Emit the data below verbatim, stripping out any pictures.
--
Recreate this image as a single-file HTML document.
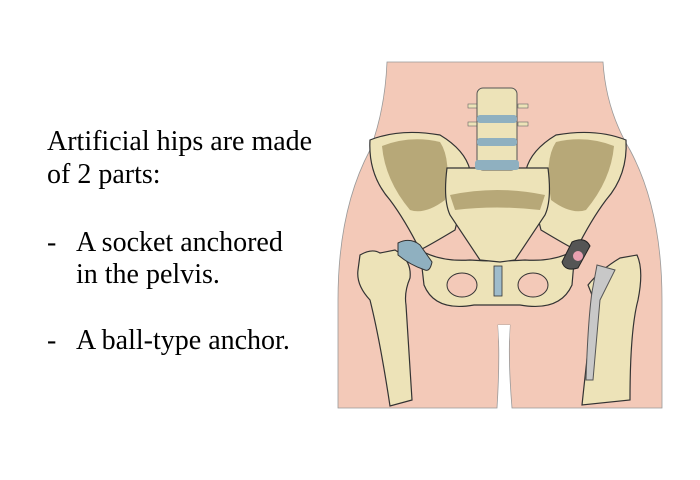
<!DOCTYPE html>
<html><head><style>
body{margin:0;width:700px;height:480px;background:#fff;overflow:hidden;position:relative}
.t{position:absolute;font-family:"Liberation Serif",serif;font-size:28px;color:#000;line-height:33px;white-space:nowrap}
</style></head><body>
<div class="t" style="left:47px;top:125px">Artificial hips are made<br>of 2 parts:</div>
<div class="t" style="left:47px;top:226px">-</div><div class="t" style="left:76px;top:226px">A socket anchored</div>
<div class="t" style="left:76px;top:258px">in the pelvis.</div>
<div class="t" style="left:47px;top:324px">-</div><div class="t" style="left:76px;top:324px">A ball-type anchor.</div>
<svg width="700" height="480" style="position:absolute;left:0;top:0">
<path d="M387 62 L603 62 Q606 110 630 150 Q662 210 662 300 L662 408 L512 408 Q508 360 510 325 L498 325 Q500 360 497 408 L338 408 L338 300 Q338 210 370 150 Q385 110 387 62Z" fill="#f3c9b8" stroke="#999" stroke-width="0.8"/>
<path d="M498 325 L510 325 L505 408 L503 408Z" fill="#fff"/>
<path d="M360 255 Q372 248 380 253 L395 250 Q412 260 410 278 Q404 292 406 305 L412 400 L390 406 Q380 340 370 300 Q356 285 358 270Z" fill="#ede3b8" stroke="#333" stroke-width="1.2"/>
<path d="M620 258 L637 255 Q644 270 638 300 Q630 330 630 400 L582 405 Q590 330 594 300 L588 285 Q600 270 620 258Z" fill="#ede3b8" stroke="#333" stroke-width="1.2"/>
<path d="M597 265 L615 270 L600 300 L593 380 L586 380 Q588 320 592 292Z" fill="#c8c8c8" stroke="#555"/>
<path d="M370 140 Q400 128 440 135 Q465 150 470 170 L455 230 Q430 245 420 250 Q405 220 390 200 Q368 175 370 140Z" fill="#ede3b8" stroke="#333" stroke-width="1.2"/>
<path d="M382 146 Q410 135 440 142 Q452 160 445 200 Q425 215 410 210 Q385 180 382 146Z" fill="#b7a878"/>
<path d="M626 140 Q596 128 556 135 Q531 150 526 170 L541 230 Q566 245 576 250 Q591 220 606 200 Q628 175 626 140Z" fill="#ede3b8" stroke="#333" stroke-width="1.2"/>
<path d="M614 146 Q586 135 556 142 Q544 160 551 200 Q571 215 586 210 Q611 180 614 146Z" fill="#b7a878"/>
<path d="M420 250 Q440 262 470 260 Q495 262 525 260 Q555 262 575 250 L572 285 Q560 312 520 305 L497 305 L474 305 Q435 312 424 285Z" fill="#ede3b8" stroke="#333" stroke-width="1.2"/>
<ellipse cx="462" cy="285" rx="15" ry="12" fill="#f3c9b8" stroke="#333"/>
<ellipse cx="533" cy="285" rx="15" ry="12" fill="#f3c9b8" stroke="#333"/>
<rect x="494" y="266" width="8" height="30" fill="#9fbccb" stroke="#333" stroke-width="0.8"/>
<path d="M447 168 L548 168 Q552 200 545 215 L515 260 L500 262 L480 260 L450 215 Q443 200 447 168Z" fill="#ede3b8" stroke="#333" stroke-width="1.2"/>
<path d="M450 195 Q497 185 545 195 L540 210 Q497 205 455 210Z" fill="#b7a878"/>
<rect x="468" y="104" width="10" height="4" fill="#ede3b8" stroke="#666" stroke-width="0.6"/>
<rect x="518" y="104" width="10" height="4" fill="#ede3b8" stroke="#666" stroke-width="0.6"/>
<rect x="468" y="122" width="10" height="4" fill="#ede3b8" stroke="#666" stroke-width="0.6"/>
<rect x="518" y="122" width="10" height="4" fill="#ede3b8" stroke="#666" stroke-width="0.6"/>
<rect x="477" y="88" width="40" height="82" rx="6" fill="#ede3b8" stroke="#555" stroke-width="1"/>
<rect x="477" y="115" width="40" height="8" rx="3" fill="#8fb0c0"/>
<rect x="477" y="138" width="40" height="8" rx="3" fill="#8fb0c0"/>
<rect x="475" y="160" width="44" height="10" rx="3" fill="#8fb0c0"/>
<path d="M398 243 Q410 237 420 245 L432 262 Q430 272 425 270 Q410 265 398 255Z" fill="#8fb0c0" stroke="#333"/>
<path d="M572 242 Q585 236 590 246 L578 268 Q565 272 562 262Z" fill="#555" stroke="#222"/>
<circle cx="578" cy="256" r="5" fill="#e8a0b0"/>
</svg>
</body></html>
--
• [Result below]:
Recreate this image as a single-file HTML document.
<!DOCTYPE html>
<html><head><style>
body{margin:0;width:700px;height:480px;background:#fff;overflow:hidden;position:relative}
.t{position:absolute;font-family:"Liberation Serif",serif;font-size:28px;color:#000;line-height:33px;white-space:nowrap}
</style></head><body>
<div class="t" style="left:47px;top:125px">Artificial hips are made<br>of 2 parts:</div>
<div class="t" style="left:47px;top:226px">-</div><div class="t" style="left:76px;top:226px">A socket anchored</div>
<div class="t" style="left:76px;top:258px">in the pelvis.</div>
<div class="t" style="left:47px;top:324px">-</div><div class="t" style="left:76px;top:324px">A ball-type anchor.</div>
<svg width="700" height="480" style="position:absolute;left:0;top:0">
<path d="M387 62 L603 62 Q606 110 630 150 Q662 210 662 300 L662 408 L512 408 Q508 360 510 325 L498 325 Q500 360 497 408 L338 408 L338 300 Q338 210 370 150 Q385 110 387 62Z" fill="#f3c9b8" stroke="#999" stroke-width="0.8"/>
<path d="M498 325 L510 325 L505 408 L503 408Z" fill="#fff"/>
<path d="M360 255 Q372 248 380 253 L395 250 Q412 260 410 278 Q404 292 406 305 L412 400 L390 406 Q380 340 370 300 Q356 285 358 270Z" fill="#ede3b8" stroke="#333" stroke-width="1.2"/>
<path d="M620 258 L637 255 Q644 270 638 300 Q630 330 630 400 L582 405 Q590 330 594 300 L588 285 Q600 270 620 258Z" fill="#ede3b8" stroke="#333" stroke-width="1.2"/>
<path d="M597 265 L615 270 L600 300 L593 380 L586 380 Q588 320 592 292Z" fill="#c8c8c8" stroke="#555"/>
<path d="M370 140 Q400 128 440 135 Q465 150 470 170 L455 230 Q430 245 420 250 Q405 220 390 200 Q368 175 370 140Z" fill="#ede3b8" stroke="#333" stroke-width="1.2"/>
<path d="M382 146 Q410 135 440 142 Q452 160 445 200 Q425 215 410 210 Q385 180 382 146Z" fill="#b7a878"/>
<path d="M626 140 Q596 128 556 135 Q531 150 526 170 L541 230 Q566 245 576 250 Q591 220 606 200 Q628 175 626 140Z" fill="#ede3b8" stroke="#333" stroke-width="1.2"/>
<path d="M614 146 Q586 135 556 142 Q544 160 551 200 Q571 215 586 210 Q611 180 614 146Z" fill="#b7a878"/>
<path d="M420 250 Q440 262 470 260 Q495 262 525 260 Q555 262 575 250 L572 285 Q560 312 520 305 L497 305 L474 305 Q435 312 424 285Z" fill="#ede3b8" stroke="#333" stroke-width="1.2"/>
<ellipse cx="462" cy="285" rx="15" ry="12" fill="#f3c9b8" stroke="#333"/>
<ellipse cx="533" cy="285" rx="15" ry="12" fill="#f3c9b8" stroke="#333"/>
<rect x="494" y="266" width="8" height="30" fill="#9fbccb" stroke="#333" stroke-width="0.8"/>
<path d="M447 168 L548 168 Q552 200 545 215 L515 260 L500 262 L480 260 L450 215 Q443 200 447 168Z" fill="#ede3b8" stroke="#333" stroke-width="1.2"/>
<path d="M450 195 Q497 185 545 195 L540 210 Q497 205 455 210Z" fill="#b7a878"/>
<rect x="468" y="104" width="10" height="4" fill="#ede3b8" stroke="#666" stroke-width="0.6"/>
<rect x="518" y="104" width="10" height="4" fill="#ede3b8" stroke="#666" stroke-width="0.6"/>
<rect x="468" y="122" width="10" height="4" fill="#ede3b8" stroke="#666" stroke-width="0.6"/>
<rect x="518" y="122" width="10" height="4" fill="#ede3b8" stroke="#666" stroke-width="0.6"/>
<rect x="477" y="88" width="40" height="82" rx="6" fill="#ede3b8" stroke="#555" stroke-width="1"/>
<rect x="477" y="115" width="40" height="8" rx="3" fill="#8fb0c0"/>
<rect x="477" y="138" width="40" height="8" rx="3" fill="#8fb0c0"/>
<rect x="475" y="160" width="44" height="10" rx="3" fill="#8fb0c0"/>
<path d="M398 243 Q410 237 420 245 L432 262 Q430 272 425 270 Q410 265 398 255Z" fill="#8fb0c0" stroke="#333"/>
<path d="M572 242 Q585 236 590 246 L578 268 Q565 272 562 262Z" fill="#555" stroke="#222"/>
<circle cx="578" cy="256" r="5" fill="#e8a0b0"/>
</svg>
</body></html>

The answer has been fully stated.